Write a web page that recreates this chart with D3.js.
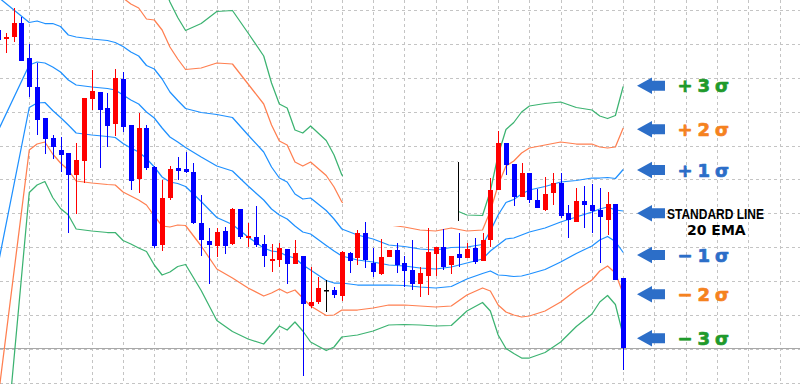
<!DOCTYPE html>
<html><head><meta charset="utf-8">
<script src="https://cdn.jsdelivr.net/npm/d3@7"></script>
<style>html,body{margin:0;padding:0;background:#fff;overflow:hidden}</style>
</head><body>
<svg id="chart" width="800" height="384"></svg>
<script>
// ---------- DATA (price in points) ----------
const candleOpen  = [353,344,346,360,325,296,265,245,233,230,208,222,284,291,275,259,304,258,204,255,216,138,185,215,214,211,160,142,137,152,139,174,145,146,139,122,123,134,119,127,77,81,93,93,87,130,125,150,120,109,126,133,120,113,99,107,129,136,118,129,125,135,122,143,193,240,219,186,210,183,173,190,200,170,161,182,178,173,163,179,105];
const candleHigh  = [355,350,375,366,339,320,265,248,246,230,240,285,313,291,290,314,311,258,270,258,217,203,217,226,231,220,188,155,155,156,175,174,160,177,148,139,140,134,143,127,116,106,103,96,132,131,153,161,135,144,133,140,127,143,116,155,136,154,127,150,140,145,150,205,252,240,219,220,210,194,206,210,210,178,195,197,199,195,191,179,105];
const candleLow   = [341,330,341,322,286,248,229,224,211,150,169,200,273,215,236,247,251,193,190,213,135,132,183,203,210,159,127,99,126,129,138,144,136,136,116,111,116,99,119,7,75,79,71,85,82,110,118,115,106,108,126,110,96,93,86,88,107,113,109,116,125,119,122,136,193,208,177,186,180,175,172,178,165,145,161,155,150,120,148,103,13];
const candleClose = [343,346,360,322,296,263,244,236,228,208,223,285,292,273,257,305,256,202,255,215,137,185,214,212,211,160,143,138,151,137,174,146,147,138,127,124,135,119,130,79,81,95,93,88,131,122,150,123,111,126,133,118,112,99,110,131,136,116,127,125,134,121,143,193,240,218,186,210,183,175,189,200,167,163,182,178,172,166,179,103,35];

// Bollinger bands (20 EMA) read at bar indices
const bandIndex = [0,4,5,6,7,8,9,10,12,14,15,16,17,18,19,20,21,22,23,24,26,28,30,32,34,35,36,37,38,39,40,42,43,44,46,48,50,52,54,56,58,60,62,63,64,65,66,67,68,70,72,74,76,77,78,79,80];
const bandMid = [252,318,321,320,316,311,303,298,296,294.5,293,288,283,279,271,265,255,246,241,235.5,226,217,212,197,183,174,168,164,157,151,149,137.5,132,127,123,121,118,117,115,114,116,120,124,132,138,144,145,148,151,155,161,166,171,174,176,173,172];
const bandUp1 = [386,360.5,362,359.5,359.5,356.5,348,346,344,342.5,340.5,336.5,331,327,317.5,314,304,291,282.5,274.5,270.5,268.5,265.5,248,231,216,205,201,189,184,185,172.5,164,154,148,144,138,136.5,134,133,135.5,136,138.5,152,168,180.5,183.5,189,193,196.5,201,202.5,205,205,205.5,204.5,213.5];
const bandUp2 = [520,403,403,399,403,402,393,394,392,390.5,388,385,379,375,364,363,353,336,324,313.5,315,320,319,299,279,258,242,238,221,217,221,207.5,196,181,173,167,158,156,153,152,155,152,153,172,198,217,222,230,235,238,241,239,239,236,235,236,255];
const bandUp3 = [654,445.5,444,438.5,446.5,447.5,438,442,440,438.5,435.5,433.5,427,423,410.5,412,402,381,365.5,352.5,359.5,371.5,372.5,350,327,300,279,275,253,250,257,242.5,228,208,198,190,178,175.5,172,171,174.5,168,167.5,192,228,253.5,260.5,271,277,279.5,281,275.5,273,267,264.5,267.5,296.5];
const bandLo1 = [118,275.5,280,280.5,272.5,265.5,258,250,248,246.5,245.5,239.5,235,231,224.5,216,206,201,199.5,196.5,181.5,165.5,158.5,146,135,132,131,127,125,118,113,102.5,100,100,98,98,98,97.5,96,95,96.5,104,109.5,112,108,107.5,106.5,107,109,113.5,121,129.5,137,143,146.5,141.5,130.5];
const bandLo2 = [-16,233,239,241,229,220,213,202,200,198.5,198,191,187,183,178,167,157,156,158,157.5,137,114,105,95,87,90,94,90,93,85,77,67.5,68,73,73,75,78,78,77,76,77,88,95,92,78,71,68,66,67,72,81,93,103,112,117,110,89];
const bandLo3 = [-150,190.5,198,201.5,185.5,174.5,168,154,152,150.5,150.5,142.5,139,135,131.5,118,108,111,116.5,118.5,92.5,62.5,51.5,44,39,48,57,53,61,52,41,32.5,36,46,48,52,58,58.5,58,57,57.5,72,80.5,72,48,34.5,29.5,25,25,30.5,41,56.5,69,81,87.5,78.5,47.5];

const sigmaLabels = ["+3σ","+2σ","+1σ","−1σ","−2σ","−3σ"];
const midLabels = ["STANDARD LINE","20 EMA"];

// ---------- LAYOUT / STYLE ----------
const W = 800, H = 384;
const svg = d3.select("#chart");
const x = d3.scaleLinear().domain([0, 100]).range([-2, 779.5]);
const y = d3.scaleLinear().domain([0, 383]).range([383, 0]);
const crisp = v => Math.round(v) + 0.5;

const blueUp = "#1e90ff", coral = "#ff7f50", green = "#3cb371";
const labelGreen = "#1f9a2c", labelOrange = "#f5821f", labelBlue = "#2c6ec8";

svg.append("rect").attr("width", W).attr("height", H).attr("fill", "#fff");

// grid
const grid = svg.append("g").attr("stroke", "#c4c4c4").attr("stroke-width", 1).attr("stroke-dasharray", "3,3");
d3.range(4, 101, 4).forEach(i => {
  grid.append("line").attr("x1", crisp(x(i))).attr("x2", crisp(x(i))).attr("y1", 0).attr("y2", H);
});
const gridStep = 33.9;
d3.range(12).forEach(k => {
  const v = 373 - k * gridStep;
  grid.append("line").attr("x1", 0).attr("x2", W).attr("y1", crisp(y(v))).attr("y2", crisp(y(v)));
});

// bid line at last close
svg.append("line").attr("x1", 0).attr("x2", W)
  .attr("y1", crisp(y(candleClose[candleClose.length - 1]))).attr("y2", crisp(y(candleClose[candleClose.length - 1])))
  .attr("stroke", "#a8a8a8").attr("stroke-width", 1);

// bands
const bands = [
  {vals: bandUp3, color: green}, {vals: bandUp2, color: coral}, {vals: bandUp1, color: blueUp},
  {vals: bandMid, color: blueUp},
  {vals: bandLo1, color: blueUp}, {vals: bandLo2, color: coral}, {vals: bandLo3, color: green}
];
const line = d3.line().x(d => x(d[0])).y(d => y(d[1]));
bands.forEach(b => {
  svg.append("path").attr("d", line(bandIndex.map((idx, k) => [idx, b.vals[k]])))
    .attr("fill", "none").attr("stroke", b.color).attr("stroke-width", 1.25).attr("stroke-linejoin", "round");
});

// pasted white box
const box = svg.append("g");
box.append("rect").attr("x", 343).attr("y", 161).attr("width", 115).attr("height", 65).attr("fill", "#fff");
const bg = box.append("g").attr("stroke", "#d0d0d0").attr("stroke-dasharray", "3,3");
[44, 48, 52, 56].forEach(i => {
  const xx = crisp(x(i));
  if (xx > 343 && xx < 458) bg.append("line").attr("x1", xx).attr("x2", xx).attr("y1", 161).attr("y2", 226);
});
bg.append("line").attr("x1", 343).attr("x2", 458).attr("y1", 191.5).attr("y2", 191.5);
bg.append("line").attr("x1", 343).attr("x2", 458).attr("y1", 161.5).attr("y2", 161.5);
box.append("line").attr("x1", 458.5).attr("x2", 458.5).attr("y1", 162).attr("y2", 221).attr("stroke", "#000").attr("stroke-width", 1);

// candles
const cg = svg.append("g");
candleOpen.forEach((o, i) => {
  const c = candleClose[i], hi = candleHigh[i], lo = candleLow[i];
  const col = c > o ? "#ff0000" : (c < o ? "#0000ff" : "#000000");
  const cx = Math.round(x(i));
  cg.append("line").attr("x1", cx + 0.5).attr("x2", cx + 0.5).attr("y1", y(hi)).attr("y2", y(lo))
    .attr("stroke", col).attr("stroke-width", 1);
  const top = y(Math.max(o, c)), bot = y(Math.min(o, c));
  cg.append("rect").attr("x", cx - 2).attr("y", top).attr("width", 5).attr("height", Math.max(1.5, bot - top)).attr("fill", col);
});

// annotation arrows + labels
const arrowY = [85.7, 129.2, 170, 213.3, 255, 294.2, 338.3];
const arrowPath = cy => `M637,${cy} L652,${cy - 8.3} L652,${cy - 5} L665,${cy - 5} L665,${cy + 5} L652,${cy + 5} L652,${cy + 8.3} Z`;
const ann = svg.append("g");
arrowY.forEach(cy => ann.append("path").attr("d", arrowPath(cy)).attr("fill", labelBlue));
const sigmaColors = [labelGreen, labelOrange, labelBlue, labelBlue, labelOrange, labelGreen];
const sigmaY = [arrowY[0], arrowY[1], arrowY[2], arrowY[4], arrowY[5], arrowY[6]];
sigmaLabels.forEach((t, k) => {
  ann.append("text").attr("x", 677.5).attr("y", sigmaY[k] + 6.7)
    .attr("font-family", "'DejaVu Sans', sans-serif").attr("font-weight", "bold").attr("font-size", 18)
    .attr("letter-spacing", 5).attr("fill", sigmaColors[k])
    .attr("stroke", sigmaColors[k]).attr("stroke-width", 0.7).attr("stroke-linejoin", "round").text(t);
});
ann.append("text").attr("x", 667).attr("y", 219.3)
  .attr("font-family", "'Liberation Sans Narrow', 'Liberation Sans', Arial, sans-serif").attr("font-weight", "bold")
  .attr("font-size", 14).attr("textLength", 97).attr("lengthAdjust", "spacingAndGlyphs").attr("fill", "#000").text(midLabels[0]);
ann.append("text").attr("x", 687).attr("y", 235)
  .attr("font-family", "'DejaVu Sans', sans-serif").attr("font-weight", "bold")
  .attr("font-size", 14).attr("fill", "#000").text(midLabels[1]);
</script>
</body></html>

● **GIVEN EXERCISE**:
Search the data above for the string "chart" and copy each line that has it.

● **RESPONSE TO THE EXERCISE**:
Write a web page that recreates this chart with D3.js.
<svg id="chart" width="800" height="384"></svg>
const svg = d3.select("#chart");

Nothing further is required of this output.